After spending 60 minutes standing, listening, being moved and removed, these are a few of the many comments that are shared in the circle as part of this experiential exercise on Indigenous/settler history. Entitled “The Roots of Injustice; Seeds of Change. Seeking Right Relationship with Indigenous Peoples,” this exercise was introduced to Quakers by Paula Palmer of Boulder Meeting in 2013. A US adaptation of the Kairos/Canadian educational project of their national Truth and Reconciliation Commission, this exercise has now touched the lives of thousands of people. Since being trained in 2015, Liseli Haines and I have followed this calling and ministry of truth telling among Friends in NY and from VA to Michigan and even a Meeting in Canada.

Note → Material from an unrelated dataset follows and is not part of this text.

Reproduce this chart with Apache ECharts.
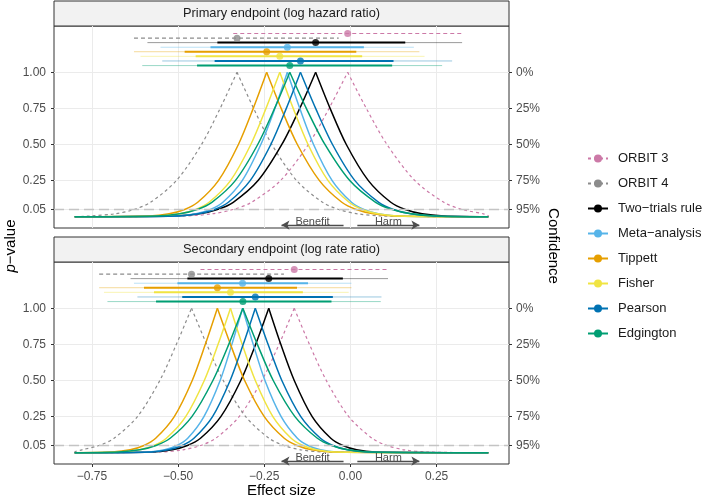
<!DOCTYPE html>
<html>
<head>
<meta charset="utf-8">
<script src="https://cdn.jsdelivr.net/npm/echarts@6/dist/echarts.min.js"></script>
<style>
  html, body { margin: 0; padding: 0; background: #fff; }
  #chart { width: 709px; height: 500px; }
</style>
</head>
<body>
<div id="chart"></div>
<script>
var methods = ['ORBIT 3', 'ORBIT 4', 'Two\u2212trials rule', 'Meta\u2212analysis', 'Tippett', 'Fisher', 'Pearson', 'Edgington'];
var methodColors = ['#CC79A7', '#8C8C8C', '#000000', '#56B4E9', '#E69F00', '#F0E442', '#0072B2', '#009E73'];

var xTicks = [-0.75, -0.5, -0.25, 0, 0.25];
var pTicks = [0.05, 0.25, 0.5, 0.75, 1];

// p-value levels for every curve point (left tail -> peak -> right tail)
var pLevels = [0, 0.005, 0.02, 0.05, 0.1, 0.25, 0.5, 0.75, 1, 0.75, 0.5, 0.25, 0.1, 0.05, 0.02, 0.005, 0];

// effect size where each curve reaches the levels above (order = methods)
var primaryCurves = [
  [-0.8, -0.483, -0.402, -0.34, -0.287, -0.203, -0.122, -0.062, -0.008, 0.046, 0.106, 0.187, 0.271, 0.324, 0.386, 0.4, 0.4],
  [-0.8, -0.757, -0.684, -0.628, -0.58, -0.505, -0.432, -0.378, -0.329, -0.281, -0.228, -0.156, -0.081, -0.034, 0.021, 0.093, 0.4],
  [-0.8, -0.509, -0.439, -0.386, -0.34, -0.268, -0.199, -0.147, -0.101, -0.059, -0.012, 0.052, 0.117, 0.159, 0.208, 0.271, 0.4],
  [-0.8, -0.502, -0.448, -0.406, -0.37, -0.314, -0.26, -0.219, -0.183, -0.147, -0.107, -0.053, 0.003, 0.039, 0.081, 0.135, 0.4],
  [-0.8, -0.584, -0.526, -0.481, -0.443, -0.383, -0.325, -0.282, -0.243, -0.201, -0.154, -0.09, -0.025, 0.017, 0.066, 0.129, 0.4],
  [-0.8, -0.554, -0.495, -0.449, -0.41, -0.348, -0.289, -0.245, -0.205, -0.166, -0.123, -0.065, -0.004, 0.034, 0.079, 0.137, 0.4],
  [-0.8, -0.502, -0.441, -0.394, -0.354, -0.291, -0.231, -0.186, -0.145, -0.101, -0.052, 0.013, 0.082, 0.125, 0.175, 0.242, 0.4],
  [-0.8, -0.561, -0.495, -0.445, -0.402, -0.334, -0.269, -0.22, -0.176, -0.128, -0.074, -0.002, 0.073, 0.121, 0.177, 0.249, 0.4]
];
var secondaryCurves = [
  [-0.8, -0.553, -0.486, -0.435, -0.391, -0.323, -0.257, -0.207, -0.163, -0.119, -0.07, -0.005, 0.063, 0.106, 0.156, 0.222, 0.4],
  [-0.8, -0.8, -0.779, -0.729, -0.686, -0.618, -0.553, -0.505, -0.461, -0.417, -0.369, -0.304, -0.236, -0.193, -0.143, -0.077, 0.4],
  [-0.8, -0.575, -0.517, -0.473, -0.435, -0.376, -0.318, -0.275, -0.237, -0.202, -0.163, -0.111, -0.057, -0.022, 0.018, 0.071, 0.4],
  [-0.8, -0.585, -0.539, -0.503, -0.472, -0.425, -0.378, -0.344, -0.313, -0.282, -0.248, -0.201, -0.154, -0.123, -0.087, -0.041, 0.4],
  [-0.8, -0.691, -0.639, -0.599, -0.565, -0.511, -0.459, -0.421, -0.386, -0.348, -0.307, -0.25, -0.192, -0.155, -0.112, -0.055, 0.4],
  [-0.8, -0.666, -0.612, -0.57, -0.534, -0.478, -0.424, -0.384, -0.348, -0.314, -0.276, -0.225, -0.172, -0.138, -0.099, -0.047, 0.4],
  [-0.8, -0.58, -0.528, -0.488, -0.454, -0.4, -0.349, -0.311, -0.276, -0.239, -0.199, -0.144, -0.087, -0.051, -0.009, 0.046, 0.4],
  [-0.8, -0.673, -0.611, -0.564, -0.523, -0.46, -0.399, -0.353, -0.312, -0.27, -0.224, -0.161, -0.096, -0.055, -0.007, 0.056, 0.4]
];

// point estimates and intervals (thick = 95%, thin = wider interval)
var primaryEst = [-0.008, -0.329, -0.101, -0.183, -0.243, -0.205, -0.145, -0.176];
var primaryLo = [-0.34, -0.628, -0.386, -0.406, -0.481, -0.449, -0.394, -0.445];
var primaryHi = [0.324, -0.034, 0.159, 0.039, 0.017, 0.034, 0.125, 0.121];
var primaryLoWide = [null, null, -0.589, -0.551, -0.628, -0.609, -0.546, -0.604];
var primaryHiWide = [null, null, 0.324, 0.184, 0.2, 0.215, 0.295, 0.266];

var secondaryEst = [-0.163, -0.461, -0.237, -0.313, -0.386, -0.348, -0.276, -0.312];
var secondaryLo = [-0.435, -0.729, -0.473, -0.502, -0.599, -0.57, -0.488, -0.564];
var secondaryHi = [0.106, -0.193, -0.022, -0.123, -0.155, -0.138, -0.051, -0.055];
var secondaryLoWide = [null, null, -0.638, -0.628, -0.729, -0.715, -0.618, -0.705];
var secondaryHiWide = [null, null, 0.109, 0.003, 0.003, -0.005, 0.09, 0.088];

var benefitArrow = [-0.2, -0.02];
var harmArrow = [0.02, 0.2];
var thresholdP = 0.05;

// layout only: vertical slot of each interval row above the curves
var rowP = [1.268, 1.236, 1.205, 1.173, 1.142, 1.11, 1.078, 1.046];
var arrowP = -0.058;

var font = '"Liberation Sans", Arial, Helvetica, sans-serif';

function fade(hex, a) {
  var n = parseInt(hex.slice(1), 16);
  return 'rgba(' + ((n >> 16) & 255) + ',' + ((n >> 8) & 255) + ',' + (n & 255) + ',' + a + ')';
}

function panelSeries(gi, curves, est, lo, hi, loW, hiW) {
  var out = [];
  var yi = gi * 2;

  // reference line and benefit / harm arrows
  out.push({
    type: 'line', xAxisIndex: gi, yAxisIndex: yi, data: [], silent: true, z: 1,
    markLine: {
      silent: true, animation: false, symbol: 'none',
      data: [
        { yAxis: thresholdP, label: { show: false },
          lineStyle: { color: '#C4C4C4', width: 1.4, type: [10, 5] } },
        [
          { name: 'Benefit', coord: [benefitArrow[0], arrowP], symbol: 'arrow', symbolSize: [7, 8] },
          { coord: [benefitArrow[1], arrowP], symbol: 'none' }
        ],
        [
          { name: 'Harm', coord: [harmArrow[0], arrowP], symbol: 'none' },
          { coord: [harmArrow[1], arrowP], symbol: 'arrow', symbolSize: [7, 8] }
        ]
      ],
      lineStyle: { color: '#4D4D4D', width: 1.3, type: 'solid' },
      label: { show: true, position: 'middle', formatter: '{b}', color: '#4D4D4D',
        fontSize: 11, fontFamily: font, distance: -2 }
    }
  });

  methods.forEach(function (name, i) {
    var color = methodColors[i];
    var dashed = i < 2;
    var left = [], right = [];
    curves[i].forEach(function (x, k) {
      if (k <= 8) left.push([x, pLevels[k]]);
      if (k >= 8) right.push([x, pLevels[k]]);
    });
    [left, right].forEach(function (half) {
      out.push({
        name: name, type: 'line', xAxisIndex: gi, yAxisIndex: yi, data: half,
        smooth: 0.3, showSymbol: false, symbol: 'circle', z: 3,
        lineStyle: { color: color, width: dashed ? 1.2 : 1.5, type: dashed ? [3, 3] : 'solid' },
        itemStyle: { color: color }
      });
    });
  });

  methods.forEach(function (name, i) {
    var color = methodColors[i];
    var dashed = i < 2;
    if (loW[i] !== null) {
      out.push({
        name: name, type: 'line', xAxisIndex: gi, yAxisIndex: yi, showSymbol: false, z: 4,
        data: [[loW[i], rowP[i]], [hiW[i], rowP[i]]],
        lineStyle: { color: fade(color, 0.4), width: 1 }
      });
    }
    out.push({
      name: name, type: 'line', xAxisIndex: gi, yAxisIndex: yi, showSymbol: false, z: 4,
      data: [[lo[i], rowP[i]], [hi[i], rowP[i]]],
      lineStyle: { color: color, width: dashed ? 1.2 : 2, type: dashed ? [4, 3] : 'solid' }
    });
    out.push({
      name: name, type: 'scatter', xAxisIndex: gi, yAxisIndex: yi, z: 5,
      data: [[est[i], rowP[i]]], symbolSize: 7, itemStyle: { color: color }
    });
  });
  return out;
}

function xAxisFor(gi) {
  return {
    type: 'value', gridIndex: gi, min: -0.86, max: 0.46,
    axisLine: { show: false, onZero: false },
    axisTick: { show: gi === 1, customValues: xTicks, length: 3, lineStyle: { color: '#333' } },
    axisLabel: {
      show: gi === 1, customValues: xTicks, margin: 7, color: '#4D4D4D', fontSize: 12, fontFamily: font,
      formatter: function (v) { return v.toFixed(2).replace('-', '\u2212'); }
    },
    splitLine: { show: true, lineStyle: { color: '#EBEBEB', width: 1 } }
  };
}

function yAxesFor(gi) {
  var base = {
    type: 'value', gridIndex: gi, min: -0.078, max: 1.32,
    axisLine: { show: false, onZero: false },
    axisTick: { show: true, customValues: pTicks, length: 3, lineStyle: { color: '#333' } }
  };
  var left = Object.assign({}, base, {
    position: 'left',
    axisLabel: { customValues: pTicks, margin: 8, color: '#4D4D4D', fontSize: 12, fontFamily: font,
      formatter: function (v) { return v.toFixed(2); } },
    splitLine: { show: true, lineStyle: { color: '#EBEBEB', width: 1 } }
  });
  var right = Object.assign({}, base, {
    position: 'right',
    axisLabel: { customValues: pTicks, margin: 7, color: '#4D4D4D', fontSize: 12, fontFamily: font,
      formatter: function (v) { return Math.round((1 - v) * 100) + '%'; } },
    splitLine: { show: false }
  });
  return [left, right];
}

var chart = echarts.init(document.getElementById('chart'));

var series = panelSeries(0, primaryCurves, primaryEst, primaryLo, primaryHi, primaryLoWide, primaryHiWide)
  .concat(panelSeries(1, secondaryCurves, secondaryEst, secondaryLo, secondaryHi, secondaryLoWide, secondaryHiWide));

var titleFont = { fontSize: 15, fontFamily: font, fill: '#000' };

chart.setOption({
  animation: false,
  grid: [
    { left: 54, top: 26, width: 455, height: 202, show: true, borderColor: '#333', borderWidth: 1, backgroundColor: '#fff' },
    { left: 54, top: 262, width: 455, height: 202, show: true, borderColor: '#333', borderWidth: 1, backgroundColor: '#fff' }
  ],
  xAxis: [xAxisFor(0), xAxisFor(1)],
  yAxis: yAxesFor(0).concat(yAxesFor(1)),
  legend: {
    data: methods, orient: 'vertical', left: 582, top: 147,
    itemWidth: 20, itemHeight: 10, itemGap: 12, selectedMode: false,
    textStyle: { fontSize: 13, fontFamily: font, color: '#1A1A1A', padding: [0, 0, 0, 5] }
  },
  graphic: [
    { type: 'rect', shape: { x: 54, y: 1, width: 455, height: 25 }, style: { fill: '#F2F2F2', stroke: '#333', lineWidth: 1 } },
    { type: 'text', x: 281.5, y: 13.5, style: { text: 'Primary endpoint (log hazard ratio)', fontSize: 12.8, fontFamily: font, fill: '#1A1A1A', align: 'center', verticalAlign: 'middle' } },
    { type: 'rect', shape: { x: 54, y: 237, width: 455, height: 25 }, style: { fill: '#F2F2F2', stroke: '#333', lineWidth: 1 } },
    { type: 'text', x: 281.5, y: 249.5, style: { text: 'Secondary endpoint (log rate ratio)', fontSize: 12.8, fontFamily: font, fill: '#1A1A1A', align: 'center', verticalAlign: 'middle' } },
    { type: 'text', x: 11, y: 246, rotation: Math.PI / 2,
      style: { text: '{i|p}{n|\u2212value}', fontSize: 15, fontFamily: font, fill: '#000', align: 'center', verticalAlign: 'middle',
        rich: { i: { fontStyle: 'italic', fontSize: 15, fontFamily: font }, n: { fontSize: 15, fontFamily: font } } } },
    { type: 'text', x: 553, y: 246, rotation: -Math.PI / 2,
      style: Object.assign({ text: 'Confidence', align: 'center', verticalAlign: 'middle' }, titleFont) },
    { type: 'text', x: 281.5, y: 491,
      style: Object.assign({ text: 'Effect size', align: 'center', verticalAlign: 'middle' }, titleFont) }
  ],
  series: series
});
</script>
</body>
</html>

It was a natural progression of steps following our experience and work with the Two Row Wampum Renewal Campaign and of learning that our lives and home sit directly in the middle of Haudenosaunee territory, helping us to begin to understand many things.

 

500 years of mostly unknown history about the systematic, attempted elimination of the Indigenous peoples of this continent is a powerful, painful lesson. The process of walking onto the blankets, shifting one’s identity from colonizer to native person, then slowly but systematically watching your lands shrink and neighbors disappear becomes a lesson that touches body, mind and soul. Learning about the Doctrine of Christian Discovery, a collection of papal bulls of the 1400s, provides knowledge of the legal precedent for justification of this domination and genocide. Current in US and world laws today, it has been cited in Supreme Court decisions as recently as 2015. It’s not just old history.

 

This workshop is part of a process of helping Friends with our ongoing work towards truth and understanding; getting to the roots and impacts of our roles as colonizers and settlers. When talking about “Truth and Healing,” truth must come first—hopefully creating the paradigm shift of consciousness required for the next steps.

 

Are we willing to step onto the blankets? Are we able to listen deeply to our history and therefore, our possibilities to heal? Can we bravely and collectively take responsibility for what is calling us? As we stand together in this Light we come to the understanding that this is not just about Quakers and not just about our Indigenous neighbors. This work is about the whole—all of Creation.